Thursday, September 3, 2009

The Tanzanian Coast

For most people a week on a quiet, palm-shaded, white sand beach sounds like heaven. However, for Jay and I our "vacation" did not turn out to be the relaxed pit-stop we had envisioned. Instead, after two days camping on a beautiful beach in Pangani we were ready to move on. Unfortunately, our goal of reaching Zanzibar turned out to be far too expensive to justify and we turned our eyes South instead of to the islands. Nonetheless, in the most fortunate turn of events since the start of our trip we met the "Roving Bonkers" at our waterside campsite and were treated to far and away the most comfortable leg of our trip.

The Roving Bonkers are Graham and Rosie Everett, an incredible couple from England and Ireland (respectively) who have spent much of the past decade traveling the world (check out their site and their car, www.rovingbonkers.com). They have done much of this traveling in a converted Land Cruiser that was initially designed as a rocket launcher for the British Army. Jay and I were incredibly lucky to be able to hop a ride with the Everett's from Pangani to a great campsite 7 hours further south where we camped on even whiter sands next to even more turquoise waters. It was also great to talk soccer with Graham and amazing to eat some of Rosie's home cooking! We can not thank them enough! Yet, once again, we had a harder time relaxing by the water than being squished in a public bus or hassled on crowded streets.

Thus, we moved on again today, back up north a few miles to Tanzania's largest city (not the capital, that would be Dodoma) Dar es Salaam. Dar has definitely thrown us back into our acquired comfort zone of heat, stench and inconvenience. Just to give you a taste, we inquired with a "travel agent" about a bus ticket to Malawi. He told us $90 each. Feeling that we were being quoted with "muzungu" or white tourist prices we went to a more reputable travel agency. The real price? $25.

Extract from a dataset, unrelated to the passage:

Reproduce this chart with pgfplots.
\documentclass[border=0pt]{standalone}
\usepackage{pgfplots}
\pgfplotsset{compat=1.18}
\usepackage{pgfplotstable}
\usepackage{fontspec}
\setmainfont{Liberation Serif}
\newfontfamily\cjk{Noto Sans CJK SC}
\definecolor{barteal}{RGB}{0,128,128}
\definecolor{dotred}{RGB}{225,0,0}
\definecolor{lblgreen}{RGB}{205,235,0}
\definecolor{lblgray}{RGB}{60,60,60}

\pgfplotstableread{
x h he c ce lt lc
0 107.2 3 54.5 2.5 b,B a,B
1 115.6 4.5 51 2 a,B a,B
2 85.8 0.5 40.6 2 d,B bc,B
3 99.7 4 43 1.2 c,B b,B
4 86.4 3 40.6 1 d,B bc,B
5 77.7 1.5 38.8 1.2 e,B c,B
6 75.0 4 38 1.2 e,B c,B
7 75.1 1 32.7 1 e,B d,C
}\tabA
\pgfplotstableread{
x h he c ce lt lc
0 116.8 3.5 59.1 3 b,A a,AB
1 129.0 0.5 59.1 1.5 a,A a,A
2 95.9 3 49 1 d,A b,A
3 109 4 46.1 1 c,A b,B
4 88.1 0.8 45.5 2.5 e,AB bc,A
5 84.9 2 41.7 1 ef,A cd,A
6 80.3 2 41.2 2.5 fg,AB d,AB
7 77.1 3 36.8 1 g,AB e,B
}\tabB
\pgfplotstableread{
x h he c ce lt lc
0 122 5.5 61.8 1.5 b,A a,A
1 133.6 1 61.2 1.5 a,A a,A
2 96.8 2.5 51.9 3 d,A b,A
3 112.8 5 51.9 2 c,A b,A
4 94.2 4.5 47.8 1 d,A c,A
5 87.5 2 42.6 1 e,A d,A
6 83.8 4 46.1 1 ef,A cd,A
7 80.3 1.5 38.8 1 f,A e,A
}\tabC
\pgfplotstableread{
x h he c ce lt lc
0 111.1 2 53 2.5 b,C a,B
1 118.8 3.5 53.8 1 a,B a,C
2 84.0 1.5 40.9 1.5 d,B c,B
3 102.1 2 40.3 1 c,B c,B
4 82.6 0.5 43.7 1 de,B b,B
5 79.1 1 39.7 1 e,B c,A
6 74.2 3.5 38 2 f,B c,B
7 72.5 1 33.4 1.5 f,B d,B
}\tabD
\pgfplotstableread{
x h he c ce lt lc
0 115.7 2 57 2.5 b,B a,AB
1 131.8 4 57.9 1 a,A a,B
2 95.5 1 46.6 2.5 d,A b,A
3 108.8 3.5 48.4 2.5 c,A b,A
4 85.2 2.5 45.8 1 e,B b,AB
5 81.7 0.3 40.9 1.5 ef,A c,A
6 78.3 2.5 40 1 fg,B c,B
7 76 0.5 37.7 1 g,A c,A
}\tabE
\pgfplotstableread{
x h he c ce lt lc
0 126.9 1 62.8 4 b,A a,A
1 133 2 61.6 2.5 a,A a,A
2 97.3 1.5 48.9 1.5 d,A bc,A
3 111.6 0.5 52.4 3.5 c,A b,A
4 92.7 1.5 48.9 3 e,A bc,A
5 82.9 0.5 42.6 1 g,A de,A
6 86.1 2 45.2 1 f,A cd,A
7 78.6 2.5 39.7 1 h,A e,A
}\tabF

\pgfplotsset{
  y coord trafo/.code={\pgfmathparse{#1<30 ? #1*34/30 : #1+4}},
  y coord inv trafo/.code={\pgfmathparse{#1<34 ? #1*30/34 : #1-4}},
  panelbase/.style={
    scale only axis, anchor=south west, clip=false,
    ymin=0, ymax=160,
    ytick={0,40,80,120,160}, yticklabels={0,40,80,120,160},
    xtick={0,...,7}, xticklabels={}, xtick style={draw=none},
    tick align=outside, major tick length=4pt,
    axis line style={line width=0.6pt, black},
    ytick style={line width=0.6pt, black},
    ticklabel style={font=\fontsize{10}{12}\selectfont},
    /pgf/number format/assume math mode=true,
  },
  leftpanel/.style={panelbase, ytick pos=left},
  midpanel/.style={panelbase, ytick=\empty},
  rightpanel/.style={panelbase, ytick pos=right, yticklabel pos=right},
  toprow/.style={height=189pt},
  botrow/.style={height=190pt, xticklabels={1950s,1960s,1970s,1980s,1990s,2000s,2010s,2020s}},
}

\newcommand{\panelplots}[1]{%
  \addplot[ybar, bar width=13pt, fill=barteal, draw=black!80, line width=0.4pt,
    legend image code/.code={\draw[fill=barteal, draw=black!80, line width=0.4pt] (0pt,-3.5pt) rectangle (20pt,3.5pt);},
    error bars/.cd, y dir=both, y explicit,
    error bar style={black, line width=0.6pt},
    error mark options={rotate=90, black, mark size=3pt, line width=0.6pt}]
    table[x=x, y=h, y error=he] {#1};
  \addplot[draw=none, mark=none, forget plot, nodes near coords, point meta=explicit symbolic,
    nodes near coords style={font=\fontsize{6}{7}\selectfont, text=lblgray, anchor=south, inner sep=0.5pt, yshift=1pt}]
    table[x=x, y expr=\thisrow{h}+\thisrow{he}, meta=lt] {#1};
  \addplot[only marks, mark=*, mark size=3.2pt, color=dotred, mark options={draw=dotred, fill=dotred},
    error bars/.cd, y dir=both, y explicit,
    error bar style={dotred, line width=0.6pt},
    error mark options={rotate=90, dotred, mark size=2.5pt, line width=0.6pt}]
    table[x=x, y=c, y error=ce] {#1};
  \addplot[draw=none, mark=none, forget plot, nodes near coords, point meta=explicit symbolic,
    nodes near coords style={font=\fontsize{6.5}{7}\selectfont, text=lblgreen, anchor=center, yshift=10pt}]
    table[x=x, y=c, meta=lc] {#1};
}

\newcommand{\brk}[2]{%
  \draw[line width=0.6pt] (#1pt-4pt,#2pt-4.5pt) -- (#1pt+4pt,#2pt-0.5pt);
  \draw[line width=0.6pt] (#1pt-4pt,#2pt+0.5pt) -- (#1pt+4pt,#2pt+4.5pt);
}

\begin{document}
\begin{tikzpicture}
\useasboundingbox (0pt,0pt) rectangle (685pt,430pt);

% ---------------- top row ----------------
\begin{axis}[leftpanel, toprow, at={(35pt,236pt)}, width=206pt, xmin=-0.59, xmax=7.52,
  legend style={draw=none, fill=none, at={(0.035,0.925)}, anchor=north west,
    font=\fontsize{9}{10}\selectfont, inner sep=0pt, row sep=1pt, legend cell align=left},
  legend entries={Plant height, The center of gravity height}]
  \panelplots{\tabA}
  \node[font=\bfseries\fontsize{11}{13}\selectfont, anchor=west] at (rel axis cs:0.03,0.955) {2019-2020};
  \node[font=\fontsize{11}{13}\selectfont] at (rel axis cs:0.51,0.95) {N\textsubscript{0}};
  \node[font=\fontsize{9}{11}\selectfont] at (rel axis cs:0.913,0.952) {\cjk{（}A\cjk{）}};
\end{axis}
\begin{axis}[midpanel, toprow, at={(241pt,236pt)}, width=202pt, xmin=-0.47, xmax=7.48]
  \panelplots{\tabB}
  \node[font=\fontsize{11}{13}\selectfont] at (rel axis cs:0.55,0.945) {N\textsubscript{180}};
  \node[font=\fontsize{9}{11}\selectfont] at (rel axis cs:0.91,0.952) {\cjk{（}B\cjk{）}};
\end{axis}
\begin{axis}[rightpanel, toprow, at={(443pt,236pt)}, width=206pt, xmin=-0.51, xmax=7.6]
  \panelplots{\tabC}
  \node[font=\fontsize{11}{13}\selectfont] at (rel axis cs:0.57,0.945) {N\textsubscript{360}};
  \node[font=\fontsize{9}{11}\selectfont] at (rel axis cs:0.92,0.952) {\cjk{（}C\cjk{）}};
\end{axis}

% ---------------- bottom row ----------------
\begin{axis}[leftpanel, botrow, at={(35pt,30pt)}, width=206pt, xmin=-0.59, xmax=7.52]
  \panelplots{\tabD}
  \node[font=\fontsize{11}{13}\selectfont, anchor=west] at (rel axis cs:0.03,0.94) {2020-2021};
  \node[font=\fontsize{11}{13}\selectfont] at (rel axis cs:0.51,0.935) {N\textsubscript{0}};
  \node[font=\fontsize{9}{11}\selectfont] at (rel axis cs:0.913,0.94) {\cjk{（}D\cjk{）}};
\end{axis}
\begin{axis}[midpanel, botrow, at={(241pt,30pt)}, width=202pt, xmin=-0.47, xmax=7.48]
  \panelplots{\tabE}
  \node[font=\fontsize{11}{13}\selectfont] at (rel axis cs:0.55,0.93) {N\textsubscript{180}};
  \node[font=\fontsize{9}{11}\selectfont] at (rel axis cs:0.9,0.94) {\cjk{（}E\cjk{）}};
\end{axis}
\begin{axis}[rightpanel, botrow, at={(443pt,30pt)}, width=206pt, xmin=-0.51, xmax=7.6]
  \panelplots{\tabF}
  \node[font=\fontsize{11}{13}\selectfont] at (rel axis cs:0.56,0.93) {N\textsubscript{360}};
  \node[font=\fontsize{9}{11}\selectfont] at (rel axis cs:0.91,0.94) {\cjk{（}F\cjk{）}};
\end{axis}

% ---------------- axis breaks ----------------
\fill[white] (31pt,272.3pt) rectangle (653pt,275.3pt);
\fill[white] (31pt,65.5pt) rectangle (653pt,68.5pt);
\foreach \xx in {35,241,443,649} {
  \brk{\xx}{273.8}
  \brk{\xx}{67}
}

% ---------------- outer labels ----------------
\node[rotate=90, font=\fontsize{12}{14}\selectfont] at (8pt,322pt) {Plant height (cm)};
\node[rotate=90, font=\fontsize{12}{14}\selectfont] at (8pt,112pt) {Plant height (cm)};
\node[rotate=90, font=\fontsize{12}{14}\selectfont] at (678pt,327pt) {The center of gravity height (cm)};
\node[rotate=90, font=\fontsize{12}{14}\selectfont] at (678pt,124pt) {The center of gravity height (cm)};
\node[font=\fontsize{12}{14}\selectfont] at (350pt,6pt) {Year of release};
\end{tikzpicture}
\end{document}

Dar appears to be a great city, however, with beautiful colonial architecture "africanized" with vibrant, pastel paints. The streets are calmer than the other large cities we have visited and the taxi drivers far less aggressive. Whether it is the nearby water, or perhaps just the stifling heat, Dar is a nice change of pace from places like Nairobi and Juba.

Tomorrow we will leave by bus (for $25) for Kyela, Tanzania which lies on the northernmost tip of Lake Malawi. From there we will move on to the country of Malawi, a place we are excited to visit as it is known as perhaps the most friendly African country.

More updates from Malawi!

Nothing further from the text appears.